Article ID: | iaor20032831 |
Country: | United States |
Volume: | 74 |
Issue: | 1 |
Start Page Number: | 11 |
End Page Number: | 25 |
Publication Date: | Oct 2002 |
Journal: | Agricultural Systems |
Authors: | McCown R.L. |
Keywords: | artificial intelligence: decision support |
Although not conspicuous in its literature, agricultural modelling and its applications have inherited much from the field of operational (operations) research. In the late 1940s, techniques for mathematically simulating processes came into agricultural science directly from industry. The decision support system (DSS) concept followed almost 40 years later. It seems that the large differences between farm production and its management and industrial production and its management account for the failure of agricultural systems scientists to be more attentive students of the experiences in this parent field.
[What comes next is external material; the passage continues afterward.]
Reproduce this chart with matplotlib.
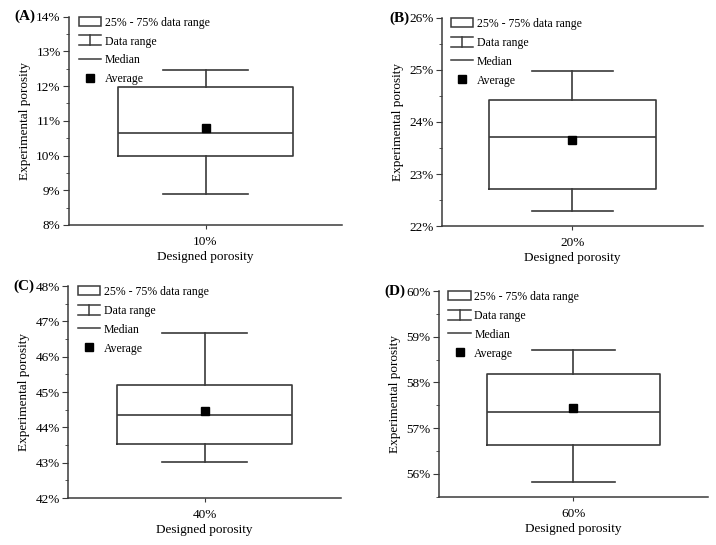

In hindsight, the penalty of this is greatest in the matter of the problematic socio-technical relationship between scientific models built to guide practice and actual practice. As a socio-technical innovation, the agricultural DSS has much more in common with DSSs in business and industry than might be expected judging by the domain knowledge content. One implication is that the crisis in the parent field concerning the ‘problem of implementation’ could have served as a cautionary tale for agriculture. Although this opportunity was missed, it is not too late to tap problem-structuring and problem-solving insights from operations research/management science to aid our thinking about our own ‘problem of implementation’. This paper attempts this in constructing a framework for thinking about subsequent papers in this Special Issue.